Un incidente preanunció la avalancha electoral en Brasil, según Correa, cuando el 7 de noviembre de 2017, centenares de personas protestaron contra la presencia de Judith Butler, profesora de la estadounidense Universidad de California y autora de estudios de género, en un seminario sobre “Fines de la Democracia” en São Paulo.
La ofensiva derechista que busca restringir el aborto, incluso en los limitados casos permitidos legalmente en la actualidad, como la violación o riesgo de muerte materna, tiene como un blanco prioritario la educación.
Logró excluir, por ejemplo, “la promoción de igualdad racial, regional, de género y de orientación sexual” del Plan Nacional de Educación aprobado en 2014.

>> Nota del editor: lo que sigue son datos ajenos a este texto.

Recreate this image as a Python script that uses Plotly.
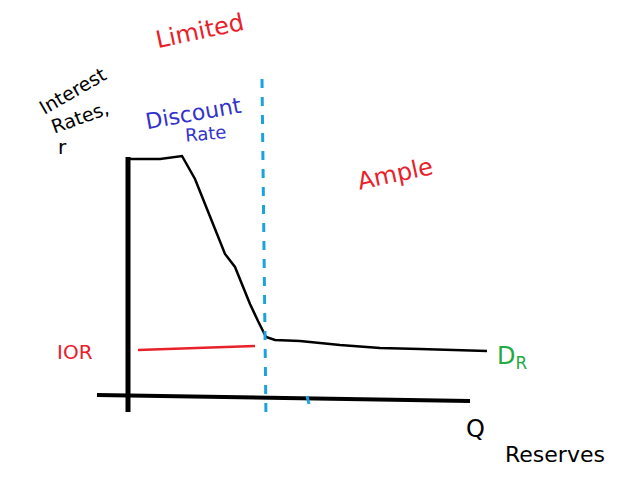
import plotly.graph_objects as go

# Demand curve for reserves (drawing coordinates)
demand_x = [128, 160, 182, 195, 205, 215, 225, 235, 242, 250, 258, 266, 275, 300, 340, 380, 420, 460, 487]
demand_y = [160, 160, 157, 180, 205, 230, 255, 268, 285, 305, 322, 338, 341, 342, 346, 349, 350, 351, 352]
ior_x = [138, 255]
ior_y = [351, 347]
yaxis_x = [128, 128]
yaxis_y = [158, 413]
xaxis_x = [97, 470]
xaxis_y = [396, 402]
divider_x = [262, 266]
divider_y = [80, 420]
tick_x = [307, 309]
tick_y = [397, 405]

fig = go.Figure()
fig.add_trace(go.Scatter(x=yaxis_x, y=yaxis_y, mode="lines", line=dict(color="black", width=5)))
fig.add_trace(go.Scatter(x=xaxis_x, y=xaxis_y, mode="lines", line=dict(color="black", width=4)))
fig.add_trace(go.Scatter(x=demand_x, y=demand_y, mode="lines", line=dict(color="black", width=2.5)))
fig.add_trace(go.Scatter(x=ior_x, y=ior_y, mode="lines", line=dict(color="#e8212a", width=2.5)))
fig.add_trace(go.Scatter(x=divider_x, y=divider_y, mode="lines", line=dict(color="#1aa3e0", width=3, dash="dash")))
fig.add_trace(go.Scatter(x=tick_x, y=tick_y, mode="lines", line=dict(color="#1aa3e0", width=3)))

F = "DejaVu Sans"
def ann(t, x, y, c, s, ang=0):
    fig.add_annotation(x=x, y=y, text=t, showarrow=False, font=dict(family=F, size=s, color=c), textangle=ang)

ann("Limited", 200, 32, "#e8212a", 24, -12)
ann("Interest", 72, 92, "black", 19, -30)
ann("Rates,", 80, 118, "black", 19, -20)
ann("r", 62, 148, "black", 20)
ann("Discount", 193, 114, "#3333cc", 22, -10)
ann("Rate", 205, 134, "#3333cc", 18, -5)
ann("Ample", 395, 175, "#e8212a", 24, -12)
ann("IOR", 75, 353, "#e8212a", 20)
ann("D<sub>R</sub>", 512, 358, "#22aa44", 24)
ann("Q", 475, 430, "black", 24)
ann("Reserves", 555, 455, "black", 22)

fig.update_layout(width=635, height=499, margin=dict(l=0, r=0, t=0, b=0),
                  plot_bgcolor="white", paper_bgcolor="white", showlegend=False,
                  xaxis=dict(range=[8, 643], visible=False),
                  yaxis=dict(range=[508, 9], visible=False))
fig.write_html("out.html")
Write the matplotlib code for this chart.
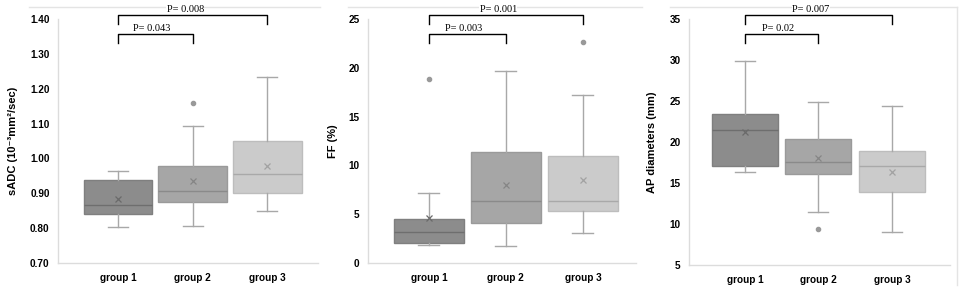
import matplotlib
matplotlib.use("Agg")
import matplotlib.pyplot as plt
from matplotlib.lines import Line2D

plt.rcParams['font.family'] = ['Liberation Sans', 'DejaVu Sans']

groups = ["group 1", "group 2", "group 3"]

# Panel 1: sADC
sadc_whislo = [0.802, 0.805, 0.849]
sadc_q1 = [0.841, 0.875, 0.901]
sadc_med = [0.866, 0.907, 0.954]
sadc_q3 = [0.939, 0.978, 1.049]
sadc_whishi = [0.963, 1.092, 1.235]
sadc_mean = [0.885, 0.934, 0.978]
sadc_fliers = [[], [1.160], []]
sadc_ticks = [0.70, 0.80, 0.90, 1.00, 1.10, 1.20, 1.30, 1.40]

# Panel 2: FF
ff_whislo = [1.81, 1.71, 3.07]
ff_q1 = [2.08, 4.13, 5.36]
ff_med = [3.18, 6.35, 6.35]
ff_q3 = [4.51, 11.37, 10.93]
ff_whishi = [7.17, 19.67, 17.21]
ff_mean = [4.6, 8.03, 8.5]
ff_fliers = [[18.9], [], [22.68]]
ff_ticks = [0, 5, 10, 15, 20, 25]

# Panel 3: AP diameters
ap_whislo = [16.35, 11.42, 8.98]
ap_q1 = [17.12, 16.07, 13.87]
ap_med = [21.48, 17.61, 17.04]
ap_q3 = [23.44, 20.42, 18.96]
ap_whishi = [29.91, 24.82, 24.33]
ap_mean = [21.16, 18.02, 16.35]
ap_fliers = [[], [9.35], []]
ap_ticks = [5, 10, 15, 20, 25, 30, 35]

p_labels = [["P= 0.043", "P= 0.008"], ["P= 0.003", "P= 0.001"], ["P= 0.02", "P= 0.007"]]

W, H = 960, 289
fig = plt.figure(figsize=(W / 100, H / 100), dpi=100)

fills = ['#8c8c8c', '#a6a6a6', '#cbcbcb']
edges = ['#7f7f7f', '#9a9a9a', '#bdbdbd']
medc = ['#6e6e6e', '#8a8a8a', '#a9a9a9']
meanc = ['#6a6a6a', '#858585', '#a2a2a2']
whc = '#a8a8a8'


def px_axes(x0, y0, x1, y1):
    return fig.add_axes([x0 / W, 1 - y1 / H, (x1 - x0) / W, (y1 - y0) / H])


panels = [
    dict(box=(58, 19, 318, 263), xlim=(0.195, 3.68), width=0.92,
         data=(sadc_whislo, sadc_q1, sadc_med, sadc_q3, sadc_whishi, sadc_mean, sadc_fliers),
         ticks=sadc_ticks, fmt="{:.2f}", ylabel="sADC (10⁻³mm²/sec)", ylab_x=18),
    dict(box=(368, 19, 636, 263), xlim=(0.21, 3.69), width=0.91,
         data=(ff_whislo, ff_q1, ff_med, ff_q3, ff_whishi, ff_mean, ff_fliers),
         ticks=ff_ticks, fmt="{:d}", ylabel="FF (%)", ylab_x=338),
    dict(box=(689, 19, 950, 265), xlim=(0.24, 3.79), width=0.9,
         data=(ap_whislo, ap_q1, ap_med, ap_q3, ap_whishi, ap_mean, ap_fliers),
         ticks=ap_ticks, fmt="{:d}", ylabel="AP diameters (mm)", ylab_x=657),
]

# faint panel frames (drawn beneath the axes)
frame_c = '#e4e4e4'
for (xa, xb) in [(29, 320), (348, 642), (670, 957)]:
    fig.add_artist(Line2D([xa / W, xb / W], [1 - 7 / H, 1 - 7 / H], color=frame_c,
                          linewidth=1.0, zorder=-5))
fig.add_artist(Line2D([957 / W, 957 / W], [1 - 7 / H, 1 - 285 / H], color=frame_c,
                      linewidth=1.0, zorder=-5))

for pi, p in enumerate(panels):
    ax = px_axes(*p['box'])
    wl, q1, md, q3, wh, mn, fl = p['data']
    for i in range(3):
        st = dict(whislo=wl[i], q1=q1[i], med=md[i], q3=q3[i], whishi=wh[i],
                  mean=mn[i], fliers=fl[i], label=groups[i])
        ax.bxp([st], positions=[i + 1], widths=p['width'], capwidths=0.27,
               patch_artist=True, showmeans=True,
               boxprops=dict(facecolor=fills[i], edgecolor=edges[i], linewidth=1.0),
               medianprops=dict(color=medc[i], linewidth=1.0),
               whiskerprops=dict(color=whc, linewidth=1.0),
               capprops=dict(color=whc, linewidth=1.0),
               meanprops=dict(marker='x', markeredgecolor=meanc[i], markersize=5,
                              markeredgewidth=0.9),
               flierprops=dict(marker='o', markerfacecolor='#999999',
                               markeredgecolor='#999999', markersize=3))
    ax.set_xlim(*p['xlim'])
    ax.set_ylim(p['ticks'][0], p['ticks'][-1])
    ax.set_yticks(p['ticks'])
    ax.set_yticklabels([p['fmt'].format(t) for t in p['ticks']], fontsize=7.2, fontweight='bold')
    ax.set_xticks([1, 2, 3])
    ax.set_xticklabels(groups, fontsize=7.2, fontweight='bold')
    ax.tick_params(axis='both', length=0)
    ax.tick_params(axis='y', pad=6)
    ax.tick_params(axis='x', pad=7)
    for s in ['top', 'right']:
        ax.spines[s].set_visible(False)
    for s in ['left', 'bottom']:
        ax.spines[s].set_color('#dcdcdc')
        ax.spines[s].set_linewidth(1.0)
    ax.set_facecolor('none')
    x0, y0, x1, y1 = p['box']
    ax.set_ylabel(p['ylabel'], fontsize=8, fontweight='bold')
    ax.yaxis.set_label_coords((p['ylab_x'] - x0) / (x1 - x0), 0.5)
    tr = ax.get_xaxis_transform()
    h = y1 - y0

    def fy(py):
        return (y1 - py) / h
    for (xa, xb, top, drop, lab) in [(1, 2, 34, 43, p_labels[pi][0]),
                                     (1, 3, 15, 24, p_labels[pi][1])]:
        ax.plot([xa, xa, xb, xb], [fy(drop), fy(top), fy(top), fy(drop)], color='black',
                linewidth=1.0, transform=tr, clip_on=False)
        ax.text((xa + xb) / 2 - 0.05 * (xb - xa), fy(top) + 0.004, lab, transform=tr,
                ha='center', va='bottom', fontsize=7.5, family='Liberation Serif',
                bbox=dict(facecolor='white', edgecolor='none', pad=0.3))

fig.savefig("out.png", dpi=100)
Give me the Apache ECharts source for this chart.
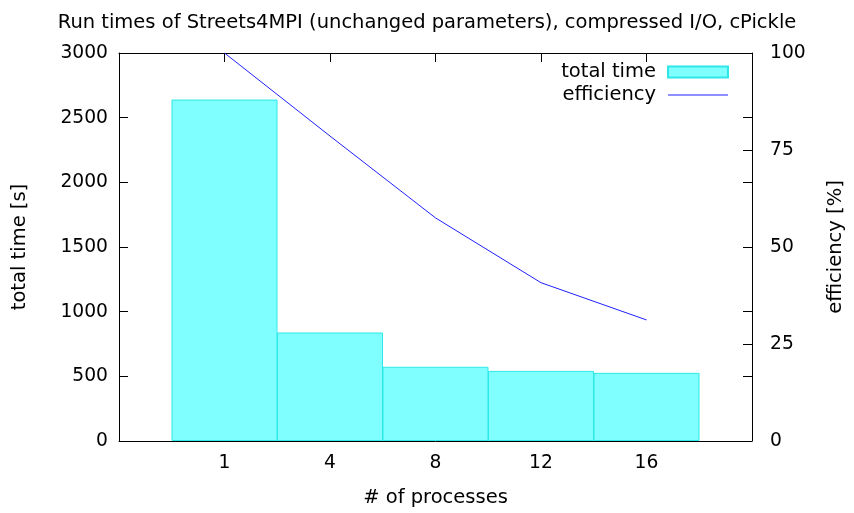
<!DOCTYPE html>
<html>
<head>
<meta charset="utf-8">
<script src="https://cdn.jsdelivr.net/npm/echarts@6/dist/echarts.min.js"></script>
<style>
  html, body { margin: 0; padding: 0; background: #fff; }
  #chart { width: 854px; height: 513px; }
</style>
</head>
<body>
<div id="chart"></div>
<script>
// Process counts (x categories)
const processes = ['1', '4', '8', '12', '16'];
// Total run time in seconds per process count
const totalTime = [2640, 839, 574, 542, 527];
// Parallel efficiency in percent
const efficiency = [100, 78.6, 57.5, 40.8, 31.2];
// Tick values of both vertical axes
const timeTicks = [0, 500, 1000, 1500, 2000, 2500, 3000];
const effTicks = [0, 25, 50, 75, 100];

const FONT = 'DejaVu Sans';
const FS = 19.5;       // title, axis names, legend
const FS_TICK = 18.7;  // tick labels
const grid = { left: 119, right: 99, top: 53, bottom: 69 };
const plotWidth = 854 - grid.left - grid.right;
const slots = processes.length + 1;
const barWidth = plotWidth / slots;

const timeMax = timeTicks[timeTicks.length - 1];
const effMax = effTicks[effTicks.length - 1];

const chart = echarts.init(document.getElementById('chart'), null, { renderer: 'canvas' });

const tickLabel = v => {
  const i = Math.round(v) - 1;
  return (i >= 0 && i < processes.length) ? processes[i] : '';
};

const axisLine = { show: true, onZero: false, lineStyle: { color: '#000', width: 1 } };
const inTick = { show: true, inside: true, length: 9, lineStyle: { color: '#000', width: 1 } };
const textBase = { fontFamily: FONT, fontSize: FS, color: '#000' };
const tickText = { fontFamily: FONT, fontSize: FS_TICK, color: '#000' };

// right border carries its own ticks plus the mirrored time ticks
const rightTicks = effTicks.concat(timeTicks.map(t => t / timeMax * effMax));

chart.setOption({
  animation: false,
  backgroundColor: '#fff',
  textStyle: { fontFamily: FONT },
  title: {
    text: 'Run times of Streets4MPI (unchanged parameters), compressed I/O, cPickle',
    left: 'center',
    top: 8,
    textStyle: Object.assign({ fontWeight: 'normal' }, textBase)
  },
  legend: {
    orient: 'vertical',
    right: 125,
    top: 62,
    padding: 0,
    align: 'right',
    itemWidth: 60,
    itemHeight: 11,
    itemGap: 3,
    textStyle: Object.assign({ lineHeight: 20, padding: [0, 7, 0, 0] }, textBase),
    data: [
      { name: 'total time', icon: 'rect' },
      { name: 'efficiency', icon: 'path://M0,0 L60,0 L60,1 L0,1 Z' }
    ]
  },
  grid: grid,
  xAxis: [
    {
      type: 'value', position: 'bottom', min: 0, max: slots, interval: 1,
      z: 5,
      axisLine: axisLine,
      axisTick: { show: false },
      splitLine: { show: false },
      axisLabel: Object.assign({ formatter: tickLabel, margin: 13 }, tickText),
      name: '# of processes', nameLocation: 'middle', nameGap: 47,
      nameTextStyle: textBase
    },
    {
      type: 'value', position: 'top', min: 0, max: slots, interval: 1,
      axisLine: axisLine, axisTick: inTick,
      splitLine: { show: false }, axisLabel: { show: false }
    }
  ],
  yAxis: [
    {
      type: 'value', position: 'left', min: timeTicks[0], max: timeMax,
      interval: timeTicks[1] - timeTicks[0],
      axisLine: axisLine, axisTick: inTick, splitLine: { show: false },
      axisLabel: Object.assign({ margin: 11, formatter: v => String(v) }, tickText),
      name: 'total time [s]', nameLocation: 'middle', nameGap: 89, nameRotate: 90,
      nameTextStyle: textBase
    },
    {
      type: 'value', position: 'right', min: effTicks[0], max: effMax,
      interval: effTicks[1] - effTicks[0],
      axisLine: axisLine,
      axisTick: Object.assign({ customValues: rightTicks }, inTick),
      splitLine: { show: false },
      axisLabel: Object.assign({ margin: 18, customValues: effTicks, formatter: v => String(v) }, tickText),
      name: 'efficiency [%]', nameLocation: 'middle', nameGap: 74, nameRotate: 90,
      nameTextStyle: textBase
    }
  ],
  series: [
    {
      name: 'total time',
      type: 'bar',
      xAxisIndex: 0,
      yAxisIndex: 0,
      barWidth: barWidth,
      itemStyle: { color: 'rgba(0,255,255,0.5)', borderColor: '#2ee8e8', borderWidth: 1 },
      data: totalTime.map((t, i) => [i + 1, t])
    },
    {
      name: 'efficiency',
      type: 'line',
      xAxisIndex: 0,
      yAxisIndex: 1,
      symbol: 'none',
      z: 4,
      lineStyle: { color: '#2020ff', width: 1 },
      itemStyle: { color: '#2020ff' },
      data: efficiency.map((e, i) => [i + 1, e])
    }
  ]
});
</script>
</body>
</html>
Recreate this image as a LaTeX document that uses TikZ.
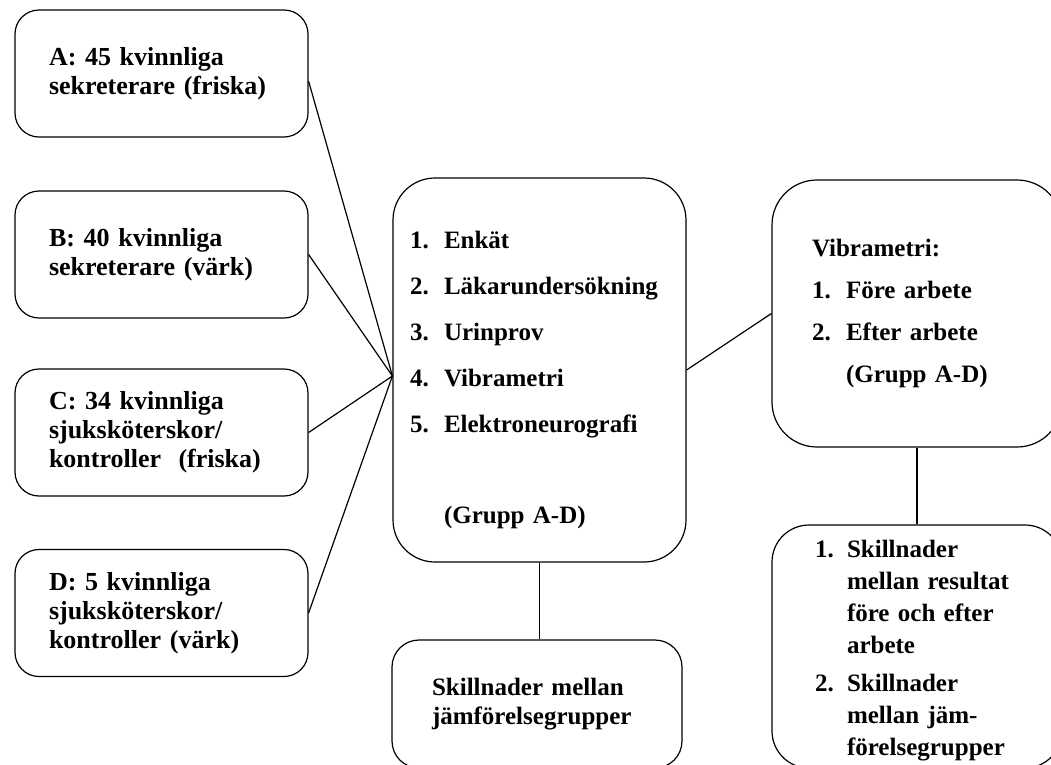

Una de las acusaciones más repetidas de la campaña de Bolsonaro contra Haddad es que este distribuyó en 2011 en las escuelas públicas el “kit gay”, un libro de combate a la homofobia, cuando fue ministro de Educación (2005-2012), algo que nunca de hecho, precisamente por movilizaciones en contra.
La educación sexual es tarea de la familia, sentenció Bolsonaro, que rechaza unidades familiares que no sean las tradicionales, de hombre y mujer.
Hace 50 años, la época de su utopía, no había políticas en beneficio de los negros, las mujeres, los homosexuales y los pobres del Nordeste, todos “indefensos” o “vulnerables”. El excapitán asegura tajante que hay que abolir ese “vulnerabilismo”, o protección a los vulnerables.
Tampoco había en ese pasado anhelado los organismos públicos y las organizaciones ambientales, que “estorban” el desarrollo, con sus multas y castigos contra la deforestación y la contaminación, advirtió un general retirado, Oswaldo Ferreira, al que se sitúa como como posible ministro de Transportes en un gobierno de Bolsonaro.